─── Entries

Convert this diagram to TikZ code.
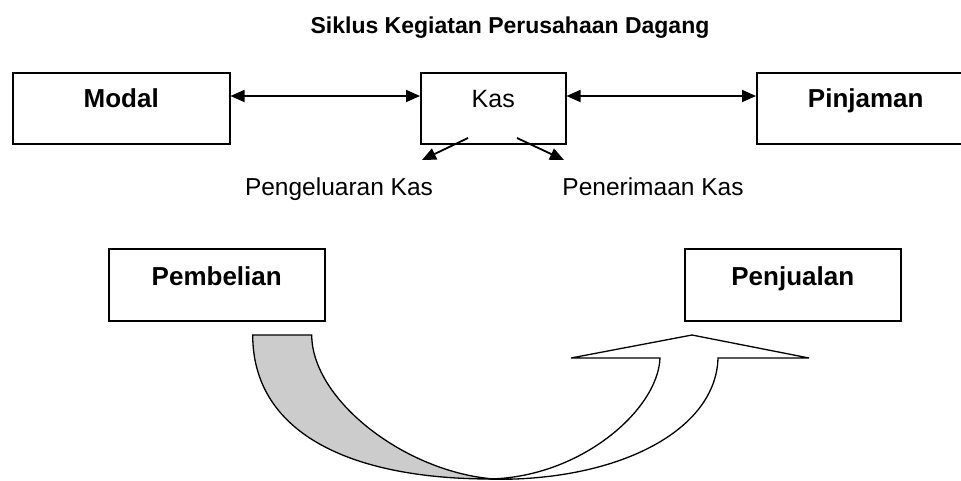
\documentclass[tikz,border=0pt]{standalone}
\usepackage{fontspec}
\setmainfont{Liberation Sans}
\usetikzlibrary{arrows.meta}
\definecolor{bandgray}{RGB}{204,204,204}
\newcommand{\txtsize}{\fontsize{24.5}{29}\selectfont}
\newcommand{\boxsize}{\fontsize{26}{31}\selectfont}
\newcommand{\headsize}{\fontsize{23}{28}\selectfont}
\begin{document}
\begin{tikzpicture}[x=1pt,y=-1pt,
  font=\txtsize,
  box/.style={draw, line width=1.5pt, rectangle, inner xsep=0pt, inner ysep=0pt, anchor=north west},
  upper/.style={text height=35pt, text depth=36pt},
  lower/.style={text height=37pt, text depth=35pt},
  boldtext/.style={font=\boxsize\bfseries},
  caption/.style={anchor=base, inner sep=0pt},
  tip/.tip={Triangle[length=14pt,width=12pt]},
  link/.style={line width=1.8pt, -tip},
  twoway/.style={line width=1.8pt, tip-tip},
  band/.style={line width=1.3pt, line join=miter}]
\useasboundingbox (0,0) rectangle (961,480);
\clip (0,0) rectangle (961,480);

% heading
\node[caption, font=\headsize\bfseries] (title) at (510,33) {Siklus Kegiatan Perusahaan Dagang};

% top row
\node[box, upper, boldtext, minimum width=217pt] (modal) at (12,72) {Modal};
\node[box, upper, font=\fontsize{25}{30}\selectfont, minimum width=145pt] (kas) at (420,72) {Kas};
\node[box, upper, boldtext, minimum width=218pt] (pinjaman) at (756,72) {Pinjaman};

\coordinate (row) at (0,96);
\draw[twoway] (modal.east |- row) -- (kas.west |- row);
\draw[twoway] (kas.east |- row) -- (pinjaman.west |- row);

% cash flows out of / into Kas
\node[caption] (keluar) at (339,195) {Pengeluaran Kas};
\node[caption] (terima) at (653,195) {Penerimaan Kas};
\coordinate (outA) at (468,138);
\coordinate (outB) at (422,160);
\coordinate (inA) at (517,138);
\coordinate (inB) at (564,160);
\draw[link] (outA) -- (outB);
\draw[link] (inA) -- (inB);

% lower row
\node[box, lower, boldtext, minimum width=216pt] (beli) at (108,248) {Pembelian};
\node[box, lower, boldtext, minimum width=216pt] (jual) at (684,248) {Penjualan};

% curved band from purchase to sale
\filldraw[band, fill=bandgray]
  (252.7,335) -- (311.7,335)
  .. controls (312,400) and (405,472) .. (494,479)
  .. controls (345,479.5) and (252.7,430) .. cycle;
\filldraw[band, fill=white]
  (488,479) .. controls (580,478) and (658,410) .. (660,358)
  -- (571,358) -- (692,335) -- (809,358) -- (718,358)
  .. controls (716,430) and (620,480) .. (496,479.3) -- cycle;
\end{tikzpicture}
\end{document}
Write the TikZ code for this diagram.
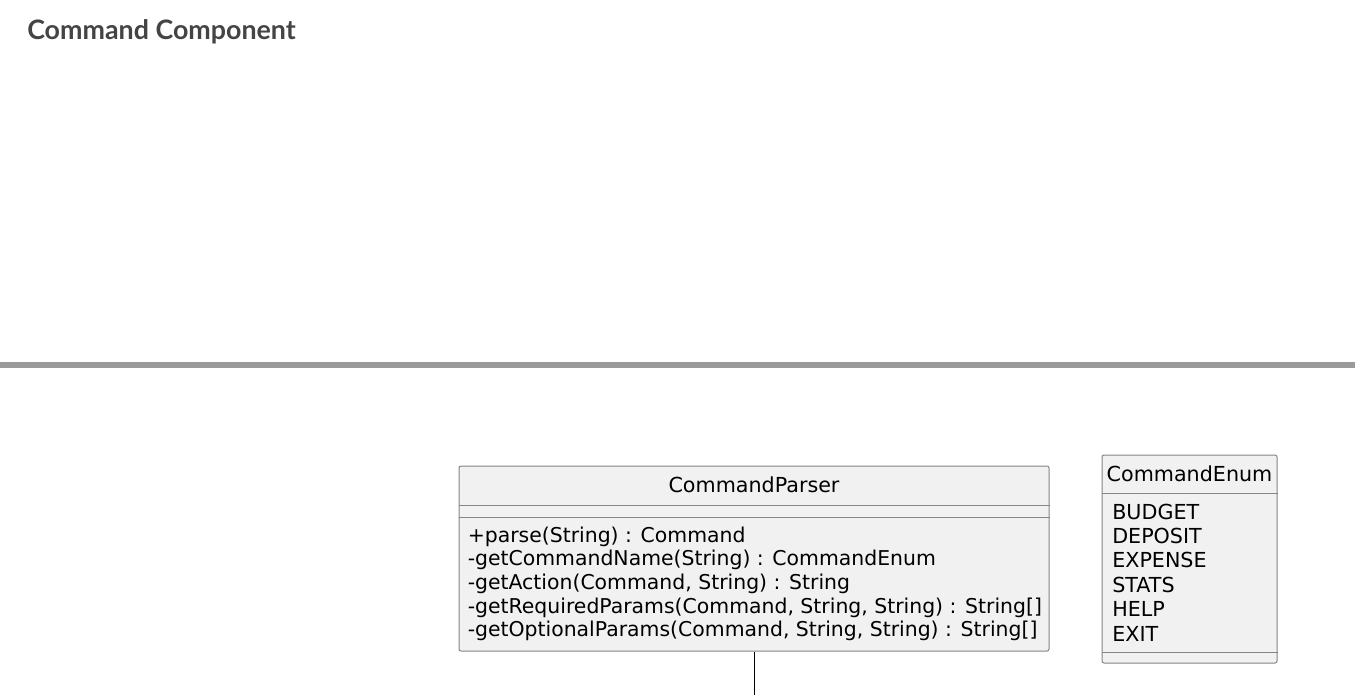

──────

Copy out each line exactly, without the pictures.

**Output of the exercise**
Convert this diagram to TikZ code.
\documentclass[tikz,border=0pt]{standalone}
\usepackage{fontspec}
\setmainfont{Liberation Sans}
\usetikzlibrary{arrows.meta}
\definecolor{bandgray}{RGB}{204,204,204}
\newcommand{\txtsize}{\fontsize{24.5}{29}\selectfont}
\newcommand{\boxsize}{\fontsize{26}{31}\selectfont}
\newcommand{\headsize}{\fontsize{23}{28}\selectfont}
\begin{document}
\begin{tikzpicture}[x=1pt,y=-1pt,
  font=\txtsize,
  box/.style={draw, line width=1.5pt, rectangle, inner xsep=0pt, inner ysep=0pt, anchor=north west},
  upper/.style={text height=35pt, text depth=36pt},
  lower/.style={text height=37pt, text depth=35pt},
  boldtext/.style={font=\boxsize\bfseries},
  caption/.style={anchor=base, inner sep=0pt},
  tip/.tip={Triangle[length=14pt,width=12pt]},
  link/.style={line width=1.8pt, -tip},
  twoway/.style={line width=1.8pt, tip-tip},
  band/.style={line width=1.3pt, line join=miter}]
\useasboundingbox (0,0) rectangle (961,480);
\clip (0,0) rectangle (961,480);

% heading
\node[caption, font=\headsize\bfseries] (title) at (510,33) {Siklus Kegiatan Perusahaan Dagang};

% top row
\node[box, upper, boldtext, minimum width=217pt] (modal) at (12,72) {Modal};
\node[box, upper, font=\fontsize{25}{30}\selectfont, minimum width=145pt] (kas) at (420,72) {Kas};
\node[box, upper, boldtext, minimum width=218pt] (pinjaman) at (756,72) {Pinjaman};

\coordinate (row) at (0,96);
\draw[twoway] (modal.east |- row) -- (kas.west |- row);
\draw[twoway] (kas.east |- row) -- (pinjaman.west |- row);

% cash flows out of / into Kas
\node[caption] (keluar) at (339,195) {Pengeluaran Kas};
\node[caption] (terima) at (653,195) {Penerimaan Kas};
\coordinate (outA) at (468,138);
\coordinate (outB) at (422,160);
\coordinate (inA) at (517,138);
\coordinate (inB) at (564,160);
\draw[link] (outA) -- (outB);
\draw[link] (inA) -- (inB);

% lower row
\node[box, lower, boldtext, minimum width=216pt] (beli) at (108,248) {Pembelian};
\node[box, lower, boldtext, minimum width=216pt] (jual) at (684,248) {Penjualan};

% curved band from purchase to sale
\filldraw[band, fill=bandgray]
  (252.7,335) -- (311.7,335)
  .. controls (312,400) and (405,472) .. (494,479)
  .. controls (345,479.5) and (252.7,430) .. cycle;
\filldraw[band, fill=white]
  (488,479) .. controls (580,478) and (658,410) .. (660,358)
  -- (571,358) -- (692,335) -- (809,358) -- (718,358)
  .. controls (716,430) and (620,480) .. (496,479.3) -- cycle;
\end{tikzpicture}
\end{document}
Write the TikZ code for this diagram.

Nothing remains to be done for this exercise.